• _Exercise goal_:
Using the material below, repeat exactly the lines from the one with "Output the Python" through the one with "companies = list(range(1, 46))", ends included, without any images.

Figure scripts
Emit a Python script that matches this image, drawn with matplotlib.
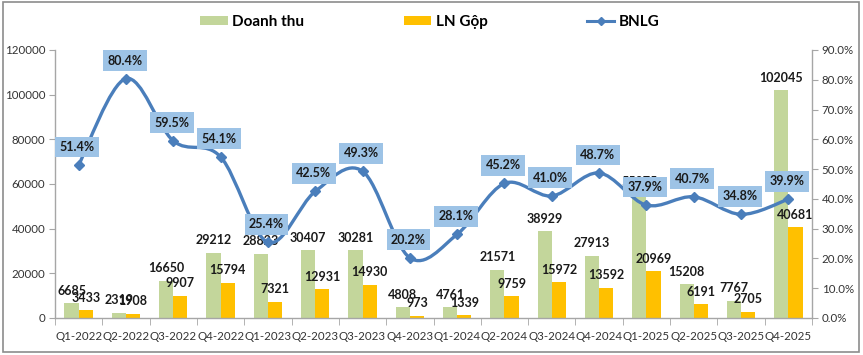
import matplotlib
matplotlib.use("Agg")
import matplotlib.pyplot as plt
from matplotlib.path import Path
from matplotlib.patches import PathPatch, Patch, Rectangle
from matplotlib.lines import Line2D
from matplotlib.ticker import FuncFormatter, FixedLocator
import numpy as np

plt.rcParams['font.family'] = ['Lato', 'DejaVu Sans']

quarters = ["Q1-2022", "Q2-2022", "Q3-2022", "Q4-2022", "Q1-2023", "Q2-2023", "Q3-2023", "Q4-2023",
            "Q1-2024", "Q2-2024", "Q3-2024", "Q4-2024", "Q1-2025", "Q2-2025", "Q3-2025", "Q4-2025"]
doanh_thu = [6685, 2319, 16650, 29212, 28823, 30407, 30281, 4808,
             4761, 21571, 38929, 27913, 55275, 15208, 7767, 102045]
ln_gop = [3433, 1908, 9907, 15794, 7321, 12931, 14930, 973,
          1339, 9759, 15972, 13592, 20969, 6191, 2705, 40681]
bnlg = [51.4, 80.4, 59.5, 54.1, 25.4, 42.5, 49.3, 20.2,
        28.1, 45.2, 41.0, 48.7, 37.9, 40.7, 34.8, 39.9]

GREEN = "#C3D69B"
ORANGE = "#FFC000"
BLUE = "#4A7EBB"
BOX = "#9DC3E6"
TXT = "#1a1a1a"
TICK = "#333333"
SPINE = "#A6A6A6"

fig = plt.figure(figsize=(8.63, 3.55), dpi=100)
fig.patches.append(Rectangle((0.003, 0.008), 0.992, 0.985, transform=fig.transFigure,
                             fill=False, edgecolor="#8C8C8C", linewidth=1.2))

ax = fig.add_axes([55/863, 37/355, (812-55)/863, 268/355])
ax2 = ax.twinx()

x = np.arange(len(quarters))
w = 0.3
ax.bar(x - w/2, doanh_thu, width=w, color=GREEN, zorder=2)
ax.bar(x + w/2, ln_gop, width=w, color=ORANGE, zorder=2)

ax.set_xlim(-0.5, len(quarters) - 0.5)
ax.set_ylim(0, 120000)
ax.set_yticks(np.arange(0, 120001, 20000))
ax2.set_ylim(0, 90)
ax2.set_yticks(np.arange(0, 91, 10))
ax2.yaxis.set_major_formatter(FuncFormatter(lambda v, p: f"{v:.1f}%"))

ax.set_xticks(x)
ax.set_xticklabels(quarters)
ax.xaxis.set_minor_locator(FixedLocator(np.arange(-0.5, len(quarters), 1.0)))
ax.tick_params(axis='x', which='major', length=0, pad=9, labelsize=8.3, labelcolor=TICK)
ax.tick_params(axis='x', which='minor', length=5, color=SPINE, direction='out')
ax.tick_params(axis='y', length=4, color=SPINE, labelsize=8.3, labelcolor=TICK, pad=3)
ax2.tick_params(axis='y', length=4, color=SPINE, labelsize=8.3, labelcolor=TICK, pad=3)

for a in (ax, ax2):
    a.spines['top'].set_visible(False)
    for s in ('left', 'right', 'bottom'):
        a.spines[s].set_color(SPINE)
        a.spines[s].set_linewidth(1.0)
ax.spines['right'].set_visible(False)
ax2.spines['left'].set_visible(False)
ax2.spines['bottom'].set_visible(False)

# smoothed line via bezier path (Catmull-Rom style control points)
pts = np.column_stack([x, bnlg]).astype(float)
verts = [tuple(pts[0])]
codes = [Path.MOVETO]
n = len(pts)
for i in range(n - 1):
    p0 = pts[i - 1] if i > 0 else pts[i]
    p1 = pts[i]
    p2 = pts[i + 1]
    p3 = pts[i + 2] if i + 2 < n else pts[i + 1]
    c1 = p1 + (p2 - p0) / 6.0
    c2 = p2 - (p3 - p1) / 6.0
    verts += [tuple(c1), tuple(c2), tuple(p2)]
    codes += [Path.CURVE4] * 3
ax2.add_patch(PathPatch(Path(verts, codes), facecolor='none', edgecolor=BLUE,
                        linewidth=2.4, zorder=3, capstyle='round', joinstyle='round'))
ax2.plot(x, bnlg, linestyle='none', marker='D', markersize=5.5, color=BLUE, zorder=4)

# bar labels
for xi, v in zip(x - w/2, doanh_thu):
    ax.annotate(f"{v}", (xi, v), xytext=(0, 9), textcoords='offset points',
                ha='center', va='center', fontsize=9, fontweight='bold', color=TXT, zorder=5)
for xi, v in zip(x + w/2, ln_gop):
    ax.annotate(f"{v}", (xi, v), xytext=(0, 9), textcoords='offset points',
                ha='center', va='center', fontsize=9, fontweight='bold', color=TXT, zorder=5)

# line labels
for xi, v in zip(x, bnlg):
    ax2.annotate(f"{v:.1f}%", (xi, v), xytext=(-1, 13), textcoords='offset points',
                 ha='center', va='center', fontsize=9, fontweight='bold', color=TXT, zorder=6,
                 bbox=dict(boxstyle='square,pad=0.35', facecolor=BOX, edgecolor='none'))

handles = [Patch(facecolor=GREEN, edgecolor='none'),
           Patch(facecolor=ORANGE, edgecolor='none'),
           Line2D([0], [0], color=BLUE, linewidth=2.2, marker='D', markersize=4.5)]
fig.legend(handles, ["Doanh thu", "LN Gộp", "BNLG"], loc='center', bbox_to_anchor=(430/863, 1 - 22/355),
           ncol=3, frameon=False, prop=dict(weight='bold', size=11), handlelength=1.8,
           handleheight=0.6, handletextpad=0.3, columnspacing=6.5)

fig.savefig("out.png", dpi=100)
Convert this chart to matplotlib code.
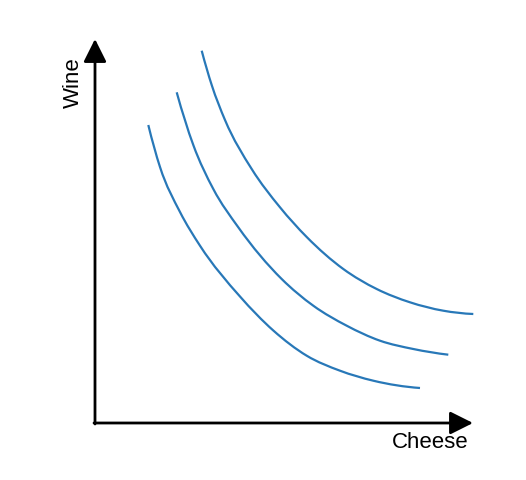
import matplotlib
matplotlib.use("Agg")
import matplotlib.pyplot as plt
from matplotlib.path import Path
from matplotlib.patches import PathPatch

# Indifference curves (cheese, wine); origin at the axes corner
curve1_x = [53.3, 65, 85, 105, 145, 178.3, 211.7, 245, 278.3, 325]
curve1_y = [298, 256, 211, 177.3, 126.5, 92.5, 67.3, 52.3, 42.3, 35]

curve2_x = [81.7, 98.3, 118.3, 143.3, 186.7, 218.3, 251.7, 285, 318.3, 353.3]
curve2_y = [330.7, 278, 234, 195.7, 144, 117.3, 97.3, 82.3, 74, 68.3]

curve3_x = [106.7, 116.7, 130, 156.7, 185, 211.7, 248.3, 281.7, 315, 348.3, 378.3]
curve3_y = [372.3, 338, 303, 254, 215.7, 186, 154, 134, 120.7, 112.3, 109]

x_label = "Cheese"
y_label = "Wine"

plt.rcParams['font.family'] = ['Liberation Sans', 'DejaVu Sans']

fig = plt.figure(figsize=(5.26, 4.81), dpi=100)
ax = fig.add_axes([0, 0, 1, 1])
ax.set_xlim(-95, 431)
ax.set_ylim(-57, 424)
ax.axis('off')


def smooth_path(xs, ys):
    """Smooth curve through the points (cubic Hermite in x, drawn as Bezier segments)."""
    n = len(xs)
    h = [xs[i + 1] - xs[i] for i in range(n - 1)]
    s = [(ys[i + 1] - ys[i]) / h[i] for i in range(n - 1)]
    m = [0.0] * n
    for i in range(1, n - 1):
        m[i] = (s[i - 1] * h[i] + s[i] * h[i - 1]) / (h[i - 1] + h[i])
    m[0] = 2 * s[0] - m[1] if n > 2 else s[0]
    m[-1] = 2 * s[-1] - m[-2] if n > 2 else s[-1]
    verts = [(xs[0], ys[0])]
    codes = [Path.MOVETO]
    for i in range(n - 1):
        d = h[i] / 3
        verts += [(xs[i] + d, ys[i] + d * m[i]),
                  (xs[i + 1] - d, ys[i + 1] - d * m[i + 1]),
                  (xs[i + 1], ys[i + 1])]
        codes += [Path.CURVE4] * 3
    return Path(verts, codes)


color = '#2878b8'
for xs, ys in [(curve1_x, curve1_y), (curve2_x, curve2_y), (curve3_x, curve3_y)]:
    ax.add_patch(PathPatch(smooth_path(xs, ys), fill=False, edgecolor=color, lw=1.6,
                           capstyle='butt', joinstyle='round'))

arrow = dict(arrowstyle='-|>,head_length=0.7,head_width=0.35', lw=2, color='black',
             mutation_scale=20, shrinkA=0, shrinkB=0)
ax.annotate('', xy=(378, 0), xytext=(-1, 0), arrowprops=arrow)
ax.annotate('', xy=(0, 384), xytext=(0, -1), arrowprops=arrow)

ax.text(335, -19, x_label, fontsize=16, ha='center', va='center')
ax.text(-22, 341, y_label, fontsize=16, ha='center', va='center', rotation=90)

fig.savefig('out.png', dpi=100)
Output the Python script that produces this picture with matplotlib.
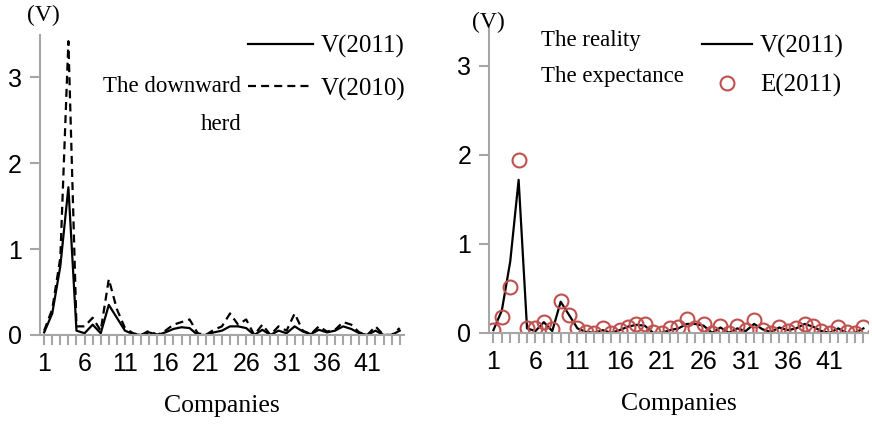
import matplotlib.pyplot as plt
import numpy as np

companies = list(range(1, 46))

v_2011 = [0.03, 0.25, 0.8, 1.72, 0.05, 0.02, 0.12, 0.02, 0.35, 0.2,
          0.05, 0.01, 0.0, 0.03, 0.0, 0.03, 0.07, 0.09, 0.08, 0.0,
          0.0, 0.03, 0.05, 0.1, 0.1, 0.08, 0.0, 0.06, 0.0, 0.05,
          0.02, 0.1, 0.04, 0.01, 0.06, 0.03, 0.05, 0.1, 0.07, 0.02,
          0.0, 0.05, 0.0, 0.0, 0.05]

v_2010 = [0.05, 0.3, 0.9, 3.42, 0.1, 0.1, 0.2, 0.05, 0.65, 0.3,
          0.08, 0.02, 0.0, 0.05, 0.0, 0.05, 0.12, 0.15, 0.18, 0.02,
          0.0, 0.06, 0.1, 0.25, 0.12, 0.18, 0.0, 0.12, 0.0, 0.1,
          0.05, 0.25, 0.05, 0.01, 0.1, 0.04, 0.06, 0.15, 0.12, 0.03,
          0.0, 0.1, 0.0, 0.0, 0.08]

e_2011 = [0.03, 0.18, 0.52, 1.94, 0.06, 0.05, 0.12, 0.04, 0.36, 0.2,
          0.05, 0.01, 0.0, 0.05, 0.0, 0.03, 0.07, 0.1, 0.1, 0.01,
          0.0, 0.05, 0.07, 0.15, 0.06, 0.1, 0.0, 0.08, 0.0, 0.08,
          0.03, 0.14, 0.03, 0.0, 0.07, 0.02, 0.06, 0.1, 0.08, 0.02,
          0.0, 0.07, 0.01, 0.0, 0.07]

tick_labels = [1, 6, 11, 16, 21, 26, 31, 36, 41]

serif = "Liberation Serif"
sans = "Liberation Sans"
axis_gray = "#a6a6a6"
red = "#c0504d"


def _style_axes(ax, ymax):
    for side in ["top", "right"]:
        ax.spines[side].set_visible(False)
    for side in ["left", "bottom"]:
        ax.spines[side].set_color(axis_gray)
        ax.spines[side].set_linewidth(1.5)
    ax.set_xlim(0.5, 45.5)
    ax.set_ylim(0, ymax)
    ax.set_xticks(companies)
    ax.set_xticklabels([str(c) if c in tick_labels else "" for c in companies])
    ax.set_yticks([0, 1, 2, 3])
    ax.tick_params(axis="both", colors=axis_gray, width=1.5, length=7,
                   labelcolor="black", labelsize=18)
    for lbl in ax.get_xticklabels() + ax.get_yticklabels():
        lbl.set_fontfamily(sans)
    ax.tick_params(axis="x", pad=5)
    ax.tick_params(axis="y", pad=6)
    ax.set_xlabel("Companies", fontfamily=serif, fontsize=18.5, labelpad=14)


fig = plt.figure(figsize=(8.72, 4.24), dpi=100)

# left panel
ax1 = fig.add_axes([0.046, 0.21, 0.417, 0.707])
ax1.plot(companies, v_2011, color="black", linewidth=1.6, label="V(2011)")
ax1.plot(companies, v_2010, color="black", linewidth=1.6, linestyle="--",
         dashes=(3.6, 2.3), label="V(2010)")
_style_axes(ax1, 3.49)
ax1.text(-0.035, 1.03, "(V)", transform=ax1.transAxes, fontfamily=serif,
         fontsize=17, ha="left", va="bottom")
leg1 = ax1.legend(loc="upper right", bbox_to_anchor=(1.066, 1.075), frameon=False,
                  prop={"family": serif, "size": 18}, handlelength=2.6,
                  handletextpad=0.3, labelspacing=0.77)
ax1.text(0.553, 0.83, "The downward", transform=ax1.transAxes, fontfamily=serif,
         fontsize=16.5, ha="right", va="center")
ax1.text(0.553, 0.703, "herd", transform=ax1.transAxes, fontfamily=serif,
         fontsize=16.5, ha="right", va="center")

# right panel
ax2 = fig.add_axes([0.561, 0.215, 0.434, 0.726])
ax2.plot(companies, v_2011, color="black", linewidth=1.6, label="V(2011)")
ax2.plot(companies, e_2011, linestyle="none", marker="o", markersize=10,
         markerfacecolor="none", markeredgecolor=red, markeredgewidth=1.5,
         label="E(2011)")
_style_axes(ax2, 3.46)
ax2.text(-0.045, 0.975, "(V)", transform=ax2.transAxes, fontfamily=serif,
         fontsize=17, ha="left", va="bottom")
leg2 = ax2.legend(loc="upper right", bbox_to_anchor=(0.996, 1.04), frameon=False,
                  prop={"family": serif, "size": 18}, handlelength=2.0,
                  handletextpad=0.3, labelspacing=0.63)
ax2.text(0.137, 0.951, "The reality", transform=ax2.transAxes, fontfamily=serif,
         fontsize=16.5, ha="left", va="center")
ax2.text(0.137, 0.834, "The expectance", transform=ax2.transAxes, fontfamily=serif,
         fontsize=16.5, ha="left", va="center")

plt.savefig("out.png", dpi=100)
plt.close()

• _Solution_:
Output the Python script that produces this picture with matplotlib.
import matplotlib.pyplot as plt
import numpy as np

companies = list(range(1, 46))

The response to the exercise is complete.